(AIM OF THE EXERCISE)
Transcribe the full listing exactly, and drop every picture.
## Start DATA PROVIDED
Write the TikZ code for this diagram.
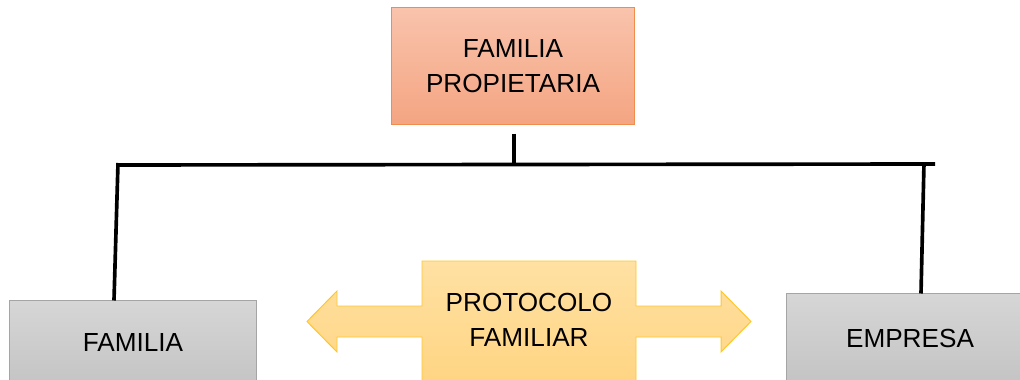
\documentclass[tikz,border=0pt]{standalone}
\usepackage{fontspec}
\setmainfont{Liberation Sans}
\definecolor{propTop}{HTML}{F9C3AC}
\definecolor{propBot}{HTML}{F4A582}
\definecolor{propLine}{HTML}{F08C4C}
\definecolor{greyTop}{HTML}{D6D6D6}
\definecolor{greyBot}{HTML}{C4C4C4}
\definecolor{greyLine}{HTML}{A5A5A5}
\definecolor{protoTop}{HTML}{FFE1A3}
\definecolor{protoBot}{HTML}{FFD37E}
\definecolor{protoLine}{HTML}{FFC62A}
\begin{document}
\begin{tikzpicture}[x=0.025cm, y=-0.025cm,
    box/.style={line width=0.7pt, minimum width=6.15cm, align=center,
        inner sep=0pt, font=\fontsize{18.6}{25}\selectfont},
    propbox/.style={box, draw=propLine, top color=propTop, bottom color=propBot},
    greybox/.style={box, draw=greyLine, top color=greyTop, bottom color=greyBot},
    link/.style={line width=2.6pt}]
    \clip (0,0) rectangle (1020,380);

    % Boxes
    \node[propbox, minimum width=6.05cm, minimum height=2.9cm] (prop) at (513,66) {FAMILIA\\PROPIETARIA};
    \node[greybox, minimum height=2.1cm] (fam) at (133,343) {FAMILIA};
    \node[greybox, minimum height=2.2cm] (emp) at (910,338) {EMPRESA};

    % Tree lines
    \coordinate (barL) at (118,165);
    \coordinate (barM) at (514,165);
    \coordinate (barR) at (935,164);
    \coordinate (famTop) at (118,163);
    \coordinate (empTop) at (924,163);
    \draw[link] ([xshift=0.025cm, yshift=-0.225cm]prop.south) -- (barM);
    \draw[link] (barL) -- (barR);
    \draw[link] (famTop) -- ([xshift=-0.475cm]fam.north);
    \draw[link] (empTop) -- ([xshift=0.275cm]emp.north);

    % Double arrow
    \shadedraw[top color=protoTop, bottom color=protoBot, draw=protoLine, line width=0.7pt]
        (307,321.5) -- (337,291) -- (337,306) -- (422,306) -- (422,261)
        -- (636,261) -- (636,306) -- (721,306) -- (721,291) -- (751,321.5)
        -- (721,352) -- (721,337) -- (636,337) -- (636,400) -- (422,400)
        -- (422,337) -- (337,337) -- (337,352) -- cycle;
    \node[align=center, font=\fontsize{18.6}{25}\selectfont, inner sep=0pt] (proto) at (529,320) {PROTOCOLO\\FAMILIAR};
\end{tikzpicture}
\end{document}
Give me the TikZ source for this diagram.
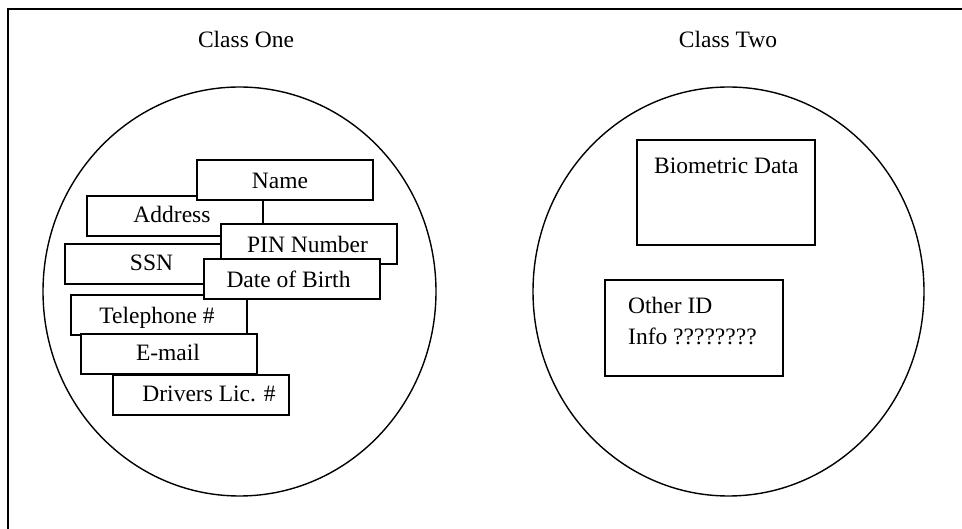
## End DATA PROVIDED
(WRITTEN SOLUTION)
Write the TikZ code for this diagram.
\documentclass[tikz,border=0pt]{standalone}
\usepackage{fontspec}
\setmainfont{Liberation Sans}
\definecolor{propTop}{HTML}{F9C3AC}
\definecolor{propBot}{HTML}{F4A582}
\definecolor{propLine}{HTML}{F08C4C}
\definecolor{greyTop}{HTML}{D6D6D6}
\definecolor{greyBot}{HTML}{C4C4C4}
\definecolor{greyLine}{HTML}{A5A5A5}
\definecolor{protoTop}{HTML}{FFE1A3}
\definecolor{protoBot}{HTML}{FFD37E}
\definecolor{protoLine}{HTML}{FFC62A}
\begin{document}
\begin{tikzpicture}[x=0.025cm, y=-0.025cm,
    box/.style={line width=0.7pt, minimum width=6.15cm, align=center,
        inner sep=0pt, font=\fontsize{18.6}{25}\selectfont},
    propbox/.style={box, draw=propLine, top color=propTop, bottom color=propBot},
    greybox/.style={box, draw=greyLine, top color=greyTop, bottom color=greyBot},
    link/.style={line width=2.6pt}]
    \clip (0,0) rectangle (1020,380);

    % Boxes
    \node[propbox, minimum width=6.05cm, minimum height=2.9cm] (prop) at (513,66) {FAMILIA\\PROPIETARIA};
    \node[greybox, minimum height=2.1cm] (fam) at (133,343) {FAMILIA};
    \node[greybox, minimum height=2.2cm] (emp) at (910,338) {EMPRESA};

    % Tree lines
    \coordinate (barL) at (118,165);
    \coordinate (barM) at (514,165);
    \coordinate (barR) at (935,164);
    \coordinate (famTop) at (118,163);
    \coordinate (empTop) at (924,163);
    \draw[link] ([xshift=0.025cm, yshift=-0.225cm]prop.south) -- (barM);
    \draw[link] (barL) -- (barR);
    \draw[link] (famTop) -- ([xshift=-0.475cm]fam.north);
    \draw[link] (empTop) -- ([xshift=0.275cm]emp.north);

    % Double arrow
    \shadedraw[top color=protoTop, bottom color=protoBot, draw=protoLine, line width=0.7pt]
        (307,321.5) -- (337,291) -- (337,306) -- (422,306) -- (422,261)
        -- (636,261) -- (636,306) -- (721,306) -- (721,291) -- (751,321.5)
        -- (721,352) -- (721,337) -- (636,337) -- (636,400) -- (422,400)
        -- (422,337) -- (337,337) -- (337,352) -- cycle;
    \node[align=center, font=\fontsize{18.6}{25}\selectfont, inner sep=0pt] (proto) at (529,320) {PROTOCOLO\\FAMILIAR};
\end{tikzpicture}
\end{document}
Give me the TikZ source for this diagram.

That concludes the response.